### Source excerpt

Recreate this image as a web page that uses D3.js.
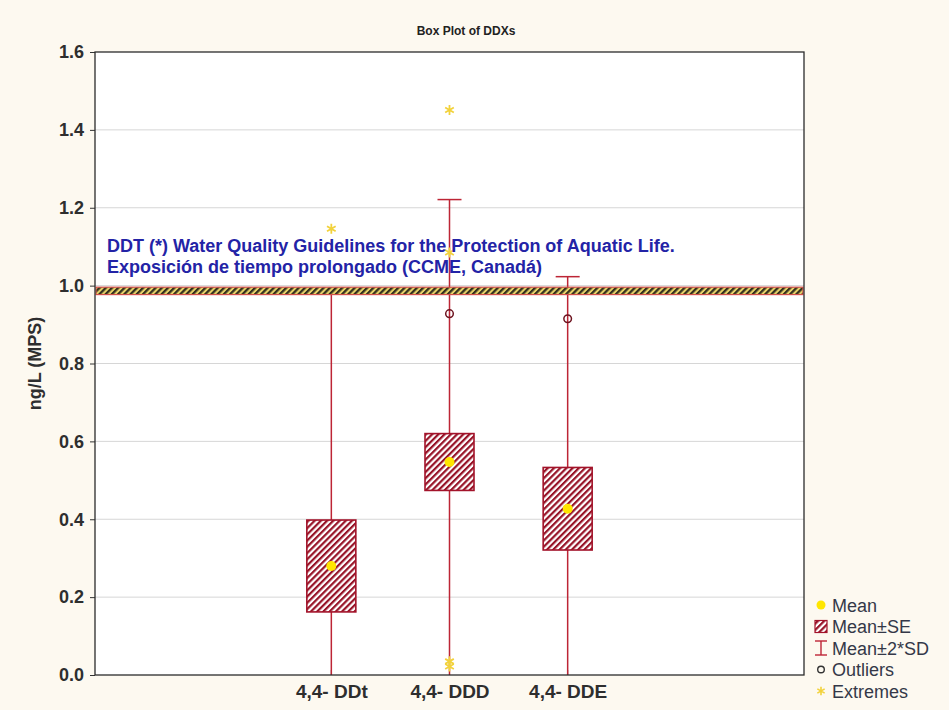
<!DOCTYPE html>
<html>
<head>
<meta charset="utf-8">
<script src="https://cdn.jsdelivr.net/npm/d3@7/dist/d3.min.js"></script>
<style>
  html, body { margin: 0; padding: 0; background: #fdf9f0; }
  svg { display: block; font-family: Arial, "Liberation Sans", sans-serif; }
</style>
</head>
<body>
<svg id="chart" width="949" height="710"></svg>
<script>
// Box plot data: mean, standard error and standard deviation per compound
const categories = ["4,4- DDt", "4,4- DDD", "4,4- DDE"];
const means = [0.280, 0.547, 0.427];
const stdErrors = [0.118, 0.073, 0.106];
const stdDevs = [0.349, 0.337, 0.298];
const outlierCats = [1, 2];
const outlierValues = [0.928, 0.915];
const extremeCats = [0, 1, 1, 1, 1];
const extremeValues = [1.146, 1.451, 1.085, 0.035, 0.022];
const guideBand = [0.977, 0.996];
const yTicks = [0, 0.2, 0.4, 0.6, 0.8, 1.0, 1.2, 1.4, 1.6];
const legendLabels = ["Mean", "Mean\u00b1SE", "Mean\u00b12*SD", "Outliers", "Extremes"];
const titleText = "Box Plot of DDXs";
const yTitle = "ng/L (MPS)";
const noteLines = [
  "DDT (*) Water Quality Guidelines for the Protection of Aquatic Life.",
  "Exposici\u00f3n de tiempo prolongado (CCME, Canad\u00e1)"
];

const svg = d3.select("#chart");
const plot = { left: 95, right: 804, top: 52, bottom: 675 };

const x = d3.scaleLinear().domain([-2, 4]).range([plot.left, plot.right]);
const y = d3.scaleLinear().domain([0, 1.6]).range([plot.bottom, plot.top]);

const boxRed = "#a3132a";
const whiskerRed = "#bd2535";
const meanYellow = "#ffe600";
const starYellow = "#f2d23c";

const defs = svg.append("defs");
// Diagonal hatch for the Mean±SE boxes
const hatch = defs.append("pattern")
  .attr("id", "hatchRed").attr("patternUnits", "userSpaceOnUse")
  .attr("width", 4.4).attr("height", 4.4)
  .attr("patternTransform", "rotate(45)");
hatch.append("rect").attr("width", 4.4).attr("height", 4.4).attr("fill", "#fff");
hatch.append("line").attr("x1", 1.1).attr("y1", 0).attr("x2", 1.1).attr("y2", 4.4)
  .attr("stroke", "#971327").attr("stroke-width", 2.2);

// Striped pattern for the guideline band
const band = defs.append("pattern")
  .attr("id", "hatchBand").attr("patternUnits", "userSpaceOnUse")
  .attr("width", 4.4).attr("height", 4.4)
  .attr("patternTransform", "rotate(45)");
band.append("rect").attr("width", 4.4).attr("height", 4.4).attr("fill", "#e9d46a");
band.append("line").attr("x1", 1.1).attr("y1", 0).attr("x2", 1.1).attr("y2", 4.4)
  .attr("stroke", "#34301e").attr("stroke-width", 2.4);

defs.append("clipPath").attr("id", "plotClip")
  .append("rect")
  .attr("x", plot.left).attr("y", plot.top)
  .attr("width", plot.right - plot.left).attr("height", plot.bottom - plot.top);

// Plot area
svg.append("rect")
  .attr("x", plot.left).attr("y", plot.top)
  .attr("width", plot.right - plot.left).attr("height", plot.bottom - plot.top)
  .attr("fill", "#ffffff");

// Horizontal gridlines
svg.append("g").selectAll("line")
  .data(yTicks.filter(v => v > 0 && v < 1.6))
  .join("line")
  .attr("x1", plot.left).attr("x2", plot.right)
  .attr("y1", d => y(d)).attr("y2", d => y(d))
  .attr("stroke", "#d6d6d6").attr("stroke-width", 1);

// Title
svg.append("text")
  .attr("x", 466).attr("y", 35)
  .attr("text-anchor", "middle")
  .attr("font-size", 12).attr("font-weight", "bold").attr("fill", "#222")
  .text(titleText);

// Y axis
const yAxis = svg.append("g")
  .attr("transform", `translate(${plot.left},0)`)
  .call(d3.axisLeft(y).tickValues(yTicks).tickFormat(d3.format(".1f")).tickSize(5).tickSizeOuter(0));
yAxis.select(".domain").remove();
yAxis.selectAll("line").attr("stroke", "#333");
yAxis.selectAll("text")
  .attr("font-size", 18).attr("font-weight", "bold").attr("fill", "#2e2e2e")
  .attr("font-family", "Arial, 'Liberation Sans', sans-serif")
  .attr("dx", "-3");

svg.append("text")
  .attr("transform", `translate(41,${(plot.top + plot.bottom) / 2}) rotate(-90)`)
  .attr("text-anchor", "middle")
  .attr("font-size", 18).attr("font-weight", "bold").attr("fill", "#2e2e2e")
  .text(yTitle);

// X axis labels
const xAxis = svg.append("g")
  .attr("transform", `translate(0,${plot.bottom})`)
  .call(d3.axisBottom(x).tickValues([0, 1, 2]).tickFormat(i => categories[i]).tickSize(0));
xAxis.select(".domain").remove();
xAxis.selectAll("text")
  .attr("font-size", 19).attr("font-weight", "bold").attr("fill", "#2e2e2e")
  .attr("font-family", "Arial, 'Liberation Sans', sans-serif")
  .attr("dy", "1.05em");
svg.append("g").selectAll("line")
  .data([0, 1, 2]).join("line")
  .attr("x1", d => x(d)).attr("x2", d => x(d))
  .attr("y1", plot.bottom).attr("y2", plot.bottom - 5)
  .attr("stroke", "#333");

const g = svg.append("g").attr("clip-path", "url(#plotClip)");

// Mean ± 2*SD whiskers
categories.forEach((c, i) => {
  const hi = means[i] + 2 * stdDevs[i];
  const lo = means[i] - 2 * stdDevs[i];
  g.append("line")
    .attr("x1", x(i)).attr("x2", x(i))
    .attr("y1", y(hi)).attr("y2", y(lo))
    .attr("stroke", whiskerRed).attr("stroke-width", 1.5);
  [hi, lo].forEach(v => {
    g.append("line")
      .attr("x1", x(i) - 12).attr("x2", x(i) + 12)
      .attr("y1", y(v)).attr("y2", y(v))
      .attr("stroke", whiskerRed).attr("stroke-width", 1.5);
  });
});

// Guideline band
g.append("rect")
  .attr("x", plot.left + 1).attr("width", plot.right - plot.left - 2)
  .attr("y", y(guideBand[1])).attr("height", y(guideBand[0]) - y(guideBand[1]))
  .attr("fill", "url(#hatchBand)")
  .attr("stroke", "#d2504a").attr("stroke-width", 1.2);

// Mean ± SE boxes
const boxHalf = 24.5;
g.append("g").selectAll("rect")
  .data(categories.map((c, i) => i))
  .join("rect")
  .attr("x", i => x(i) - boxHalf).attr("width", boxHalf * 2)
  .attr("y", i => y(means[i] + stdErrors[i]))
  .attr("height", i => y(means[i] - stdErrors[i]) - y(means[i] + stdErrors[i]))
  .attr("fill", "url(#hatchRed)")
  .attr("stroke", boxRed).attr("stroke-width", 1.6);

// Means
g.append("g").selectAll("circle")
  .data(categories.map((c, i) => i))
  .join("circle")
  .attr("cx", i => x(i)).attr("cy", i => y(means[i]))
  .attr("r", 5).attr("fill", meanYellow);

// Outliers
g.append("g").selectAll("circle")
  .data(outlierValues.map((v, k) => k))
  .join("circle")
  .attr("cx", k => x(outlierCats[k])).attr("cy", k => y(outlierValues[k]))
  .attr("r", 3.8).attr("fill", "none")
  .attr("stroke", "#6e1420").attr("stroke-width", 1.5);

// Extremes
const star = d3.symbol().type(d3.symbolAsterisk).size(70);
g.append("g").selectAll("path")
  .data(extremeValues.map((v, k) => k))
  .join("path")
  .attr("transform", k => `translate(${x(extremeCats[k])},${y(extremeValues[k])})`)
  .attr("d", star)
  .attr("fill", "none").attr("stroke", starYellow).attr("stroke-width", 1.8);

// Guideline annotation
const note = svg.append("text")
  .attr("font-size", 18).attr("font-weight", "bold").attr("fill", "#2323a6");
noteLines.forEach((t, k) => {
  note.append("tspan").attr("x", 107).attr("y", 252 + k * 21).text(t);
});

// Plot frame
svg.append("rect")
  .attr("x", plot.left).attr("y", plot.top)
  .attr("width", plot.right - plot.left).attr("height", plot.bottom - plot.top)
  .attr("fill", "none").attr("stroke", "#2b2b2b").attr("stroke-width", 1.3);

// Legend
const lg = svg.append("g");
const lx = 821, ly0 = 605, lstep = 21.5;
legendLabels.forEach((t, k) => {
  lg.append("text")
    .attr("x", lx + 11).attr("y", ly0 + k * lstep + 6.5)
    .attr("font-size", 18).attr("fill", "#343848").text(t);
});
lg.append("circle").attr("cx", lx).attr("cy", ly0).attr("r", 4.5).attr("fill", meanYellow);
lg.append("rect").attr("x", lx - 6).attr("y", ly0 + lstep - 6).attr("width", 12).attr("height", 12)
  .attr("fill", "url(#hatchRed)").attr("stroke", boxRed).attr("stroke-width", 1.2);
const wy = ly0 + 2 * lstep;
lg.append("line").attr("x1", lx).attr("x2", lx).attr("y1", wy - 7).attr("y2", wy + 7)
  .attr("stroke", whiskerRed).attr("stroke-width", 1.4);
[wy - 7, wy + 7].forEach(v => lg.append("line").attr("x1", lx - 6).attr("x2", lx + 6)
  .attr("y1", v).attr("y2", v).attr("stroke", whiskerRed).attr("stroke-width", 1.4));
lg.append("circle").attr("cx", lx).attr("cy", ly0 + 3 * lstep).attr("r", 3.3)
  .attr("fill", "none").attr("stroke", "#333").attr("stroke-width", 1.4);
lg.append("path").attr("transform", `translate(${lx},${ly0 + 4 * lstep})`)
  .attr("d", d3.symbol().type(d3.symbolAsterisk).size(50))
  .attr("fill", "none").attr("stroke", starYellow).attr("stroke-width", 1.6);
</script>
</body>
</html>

### Goal of the exercise
Give again exactly the lines running from the beginning of the material above through the line that contains "52, bottom: 675", and leave out every picture.

### Written response
Recreate this image as a web page that uses D3.js.
<!DOCTYPE html>
<html>
<head>
<meta charset="utf-8">
<script src="https://cdn.jsdelivr.net/npm/d3@7/dist/d3.min.js"></script>
<style>
  html, body { margin: 0; padding: 0; background: #fdf9f0; }
  svg { display: block; font-family: Arial, "Liberation Sans", sans-serif; }
</style>
</head>
<body>
<svg id="chart" width="949" height="710"></svg>
<script>
// Box plot data: mean, standard error and standard deviation per compound
const categories = ["4,4- DDt", "4,4- DDD", "4,4- DDE"];
const means = [0.280, 0.547, 0.427];
const stdErrors = [0.118, 0.073, 0.106];
const stdDevs = [0.349, 0.337, 0.298];
const outlierCats = [1, 2];
const outlierValues = [0.928, 0.915];
const extremeCats = [0, 1, 1, 1, 1];
const extremeValues = [1.146, 1.451, 1.085, 0.035, 0.022];
const guideBand = [0.977, 0.996];
const yTicks = [0, 0.2, 0.4, 0.6, 0.8, 1.0, 1.2, 1.4, 1.6];
const legendLabels = ["Mean", "Mean\u00b1SE", "Mean\u00b12*SD", "Outliers", "Extremes"];
const titleText = "Box Plot of DDXs";
const yTitle = "ng/L (MPS)";
const noteLines = [
  "DDT (*) Water Quality Guidelines for the Protection of Aquatic Life.",
  "Exposici\u00f3n de tiempo prolongado (CCME, Canad\u00e1)"
];

const svg = d3.select("#chart");
const plot = { left: 95, right: 804, top: 52, bottom: 675 };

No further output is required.